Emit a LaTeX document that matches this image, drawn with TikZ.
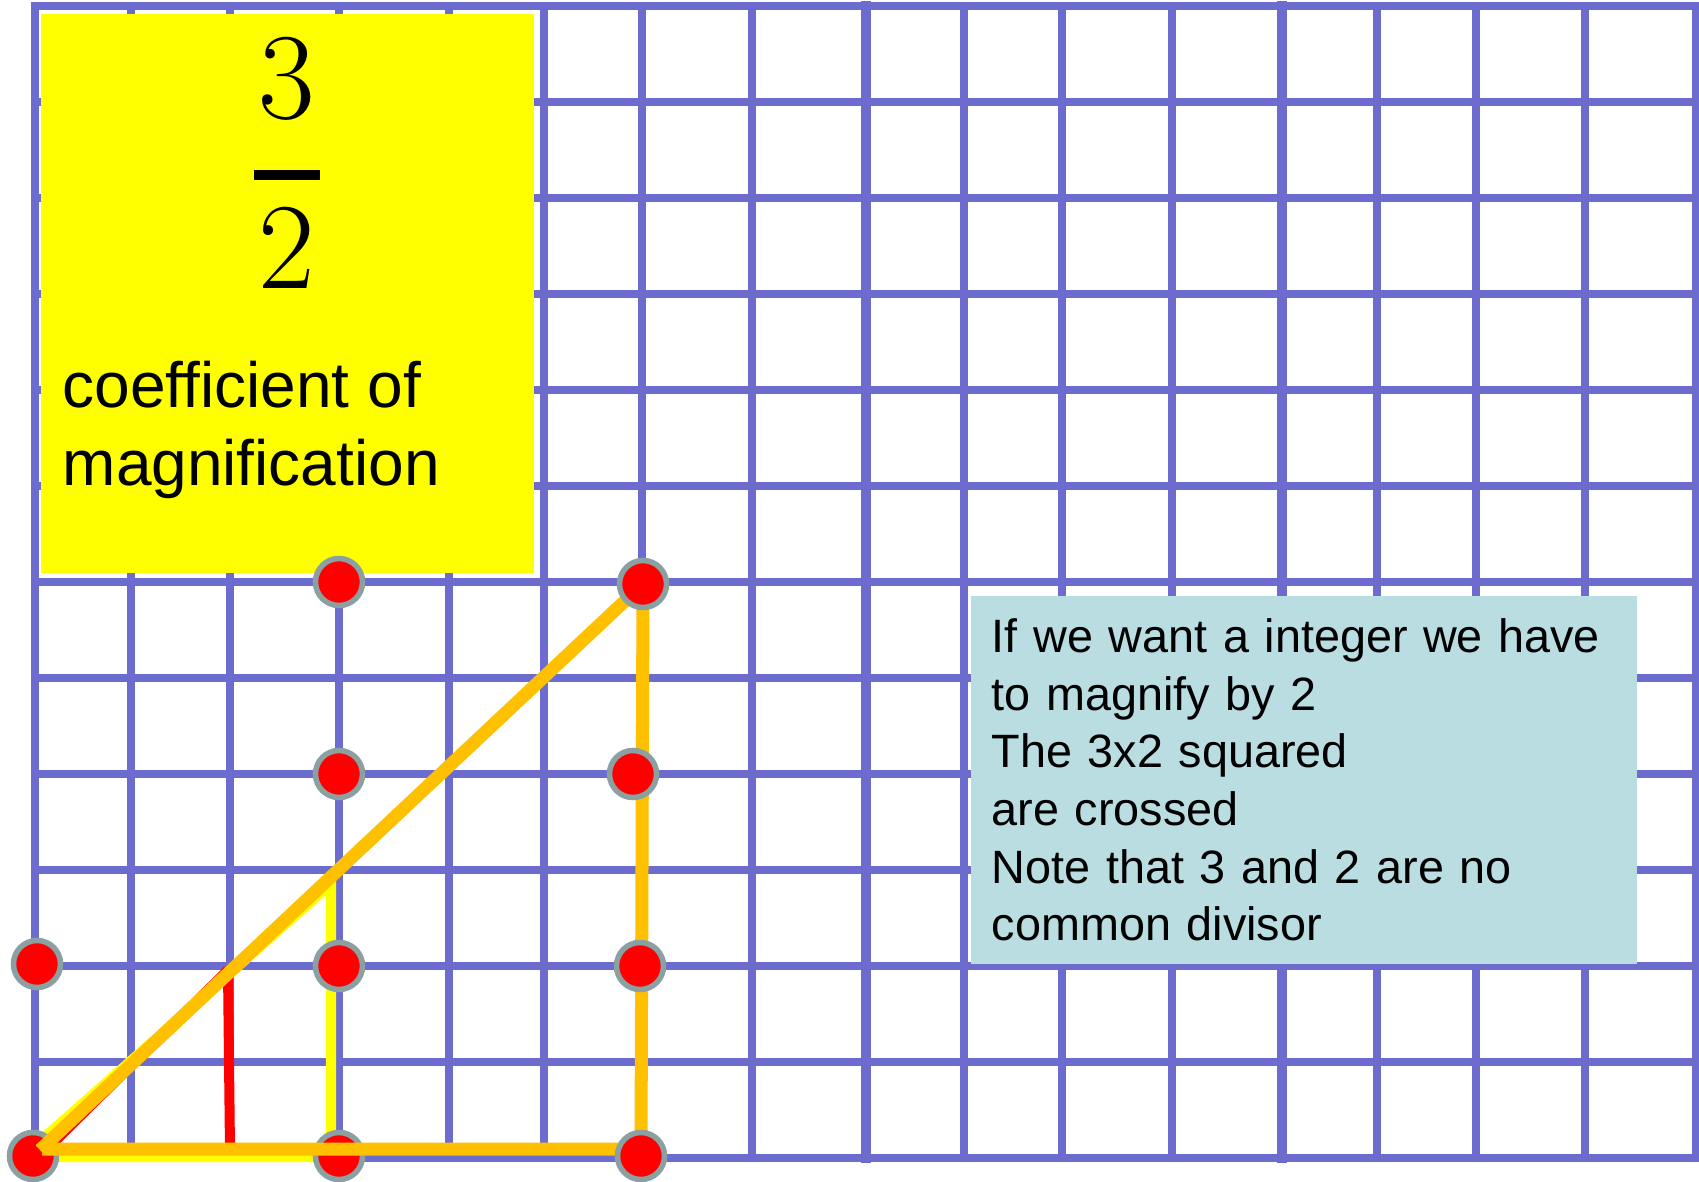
\documentclass[tikz,border=0pt]{standalone}
\usepackage{fontspec}
\newfontfamily\arialfont{Liberation Sans}
\definecolor{gridblue}{RGB}{108,108,206}
\definecolor{boxyellow}{RGB}{255,255,0}
\definecolor{lineorange}{RGB}{255,192,0}
\definecolor{dotred}{RGB}{255,0,0}
\definecolor{dotrim}{RGB}{138,160,162}
\definecolor{noteblue}{RGB}{185,221,225}
\tikzset{
  gridline/.style={draw=gridblue, line width=0.08cm, line cap=rect},
  seamline/.style={draw=gridblue, line width=0.095cm, line cap=rect},
  pin/.style={circle, fill=dotred, draw=dotrim, line width=0.055cm, minimum size=0.47cm, inner sep=0pt},
  redtri/.style={draw=dotred, line width=0.1cm, line join=bevel},
  yellowtri/.style={draw=boxyellow, line width=0.1cm, line join=miter},
  orangeline/.style={draw=lineorange, line width=0.13cm},
  digit/.style={anchor=base, inner sep=0pt, font=\fontsize{35}{40}\selectfont}
}
\begin{document}
\begin{tikzpicture}[x=0.01cm, y=-0.01cm]
\useasboundingbox (0,0) rectangle (1699,1182);
\fill[white] (0,0) rectangle (1699,1182);
% grid
\foreach \gy in {6,102,...,1158} \draw[gridline] (35,\gy) -- (1696,\gy);
\foreach \gx in {35,131,230,339,449,544,642,752,964,1062,1172,1377,1476,1585,1696}
  \draw[gridline] (\gx,6) -- (\gx,1158);
\foreach \gx in {866,1282} \draw[seamline] (\gx,6) -- (\gx,1158);
% yellow box
\node[fill=boxyellow, anchor=north west, minimum width=4.93cm, minimum height=5.59cm, inner sep=0pt] (magbox) at (40,13) {};
\node[digit] (num) at (287,119) {3};
\coordinate (barL) at (254,175);
\coordinate (barR) at (320,175);
\draw[line width=0.1cm] (barL) -- (barR);
\node[digit] (den) at (287,289) {2};
\node[anchor=north west, inner sep=0pt, align=left, font=\arialfont\fontsize{18.2}{22.2}\selectfont] (coef) at (62,360) {coefficient of\\magnification};
% triangles
\coordinate (r1) at (40,1156);
\coordinate (r2) at (228,970);
\coordinate (r3) at (230,1150);
\draw[redtri] (r1) -- (r2) -- (r3) -- cycle;
\coordinate (y1) at (22,1157);
\coordinate (y2) at (331,884);
\coordinate (y3) at (331,1157);
\draw[yellowtri] (y1) -- (y2) -- (y3) -- cycle;
% dots under orange
\node[pin] (pBL) at (33,1156) {};
\node[pin] (pBM) at (339,1156) {};
% orange triangle
\coordinate (o1) at (40,1150);
\coordinate (o2) at (643,584);
\coordinate (o3) at (641,1149);
\draw[orangeline] (o1) -- (o2);
\draw[orangeline, line join=miter] (42,1149) -- (o3) -- (o2);
% dots over orange
\node[pin] (pT1) at (339,582) {};
\node[pin] (pT2) at (643,584) {};
\node[pin] (pM1) at (339,774) {};
\node[pin] (pM2) at (633,774) {};
\node[pin] (pL3) at (37,964) {};
\node[pin] (pM3) at (339,966) {};
\node[pin] (pR3) at (640,966) {};
\node[pin] (pBR) at (641,1156) {};
% note box
\node[fill=noteblue, anchor=north west, minimum width=6.66cm, minimum height=3.68cm, inner xsep=0.21cm, inner ysep=0pt, text width=6.24cm, align=left, font=\arialfont\fontsize{13.3}{16.4}\selectfont] (note) at (970,595) {If we want a integer we have\\to magnify by 2\\The 3x2 squared\\are crossed\\Note that 3 and 2 are no\\common divisor};
\end{tikzpicture}
\end{document}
※
Your task is to repeat the material above exactly, without its pictures.

_RESULT OF THE EXERCISE_:
Emit a LaTeX document that matches this image, drawn with TikZ.
\documentclass[tikz,border=0pt]{standalone}
\usepackage{fontspec}
\newfontfamily\arialfont{Liberation Sans}
\definecolor{gridblue}{RGB}{108,108,206}
\definecolor{boxyellow}{RGB}{255,255,0}
\definecolor{lineorange}{RGB}{255,192,0}
\definecolor{dotred}{RGB}{255,0,0}
\definecolor{dotrim}{RGB}{138,160,162}
\definecolor{noteblue}{RGB}{185,221,225}
\tikzset{
  gridline/.style={draw=gridblue, line width=0.08cm, line cap=rect},
  seamline/.style={draw=gridblue, line width=0.095cm, line cap=rect},
  pin/.style={circle, fill=dotred, draw=dotrim, line width=0.055cm, minimum size=0.47cm, inner sep=0pt},
  redtri/.style={draw=dotred, line width=0.1cm, line join=bevel},
  yellowtri/.style={draw=boxyellow, line width=0.1cm, line join=miter},
  orangeline/.style={draw=lineorange, line width=0.13cm},
  digit/.style={anchor=base, inner sep=0pt, font=\fontsize{35}{40}\selectfont}
}
\begin{document}
\begin{tikzpicture}[x=0.01cm, y=-0.01cm]
\useasboundingbox (0,0) rectangle (1699,1182);
\fill[white] (0,0) rectangle (1699,1182);
% grid
\foreach \gy in {6,102,...,1158} \draw[gridline] (35,\gy) -- (1696,\gy);
\foreach \gx in {35,131,230,339,449,544,642,752,964,1062,1172,1377,1476,1585,1696}
  \draw[gridline] (\gx,6) -- (\gx,1158);
\foreach \gx in {866,1282} \draw[seamline] (\gx,6) -- (\gx,1158);
% yellow box
\node[fill=boxyellow, anchor=north west, minimum width=4.93cm, minimum height=5.59cm, inner sep=0pt] (magbox) at (40,13) {};
\node[digit] (num) at (287,119) {3};
\coordinate (barL) at (254,175);
\coordinate (barR) at (320,175);
\draw[line width=0.1cm] (barL) -- (barR);
\node[digit] (den) at (287,289) {2};
\node[anchor=north west, inner sep=0pt, align=left, font=\arialfont\fontsize{18.2}{22.2}\selectfont] (coef) at (62,360) {coefficient of\\magnification};
% triangles
\coordinate (r1) at (40,1156);
\coordinate (r2) at (228,970);
\coordinate (r3) at (230,1150);
\draw[redtri] (r1) -- (r2) -- (r3) -- cycle;
\coordinate (y1) at (22,1157);
\coordinate (y2) at (331,884);
\coordinate (y3) at (331,1157);
\draw[yellowtri] (y1) -- (y2) -- (y3) -- cycle;
% dots under orange
\node[pin] (pBL) at (33,1156) {};
\node[pin] (pBM) at (339,1156) {};
% orange triangle
\coordinate (o1) at (40,1150);
\coordinate (o2) at (643,584);
\coordinate (o3) at (641,1149);
\draw[orangeline] (o1) -- (o2);
\draw[orangeline, line join=miter] (42,1149) -- (o3) -- (o2);
% dots over orange
\node[pin] (pT1) at (339,582) {};
\node[pin] (pT2) at (643,584) {};
\node[pin] (pM1) at (339,774) {};
\node[pin] (pM2) at (633,774) {};
\node[pin] (pL3) at (37,964) {};
\node[pin] (pM3) at (339,966) {};
\node[pin] (pR3) at (640,966) {};
\node[pin] (pBR) at (641,1156) {};
% note box
\node[fill=noteblue, anchor=north west, minimum width=6.66cm, minimum height=3.68cm, inner xsep=0.21cm, inner ysep=0pt, text width=6.24cm, align=left, font=\arialfont\fontsize{13.3}{16.4}\selectfont] (note) at (970,595) {If we want a integer we have\\to magnify by 2\\The 3x2 squared\\are crossed\\Note that 3 and 2 are no\\common divisor};
\end{tikzpicture}
\end{document}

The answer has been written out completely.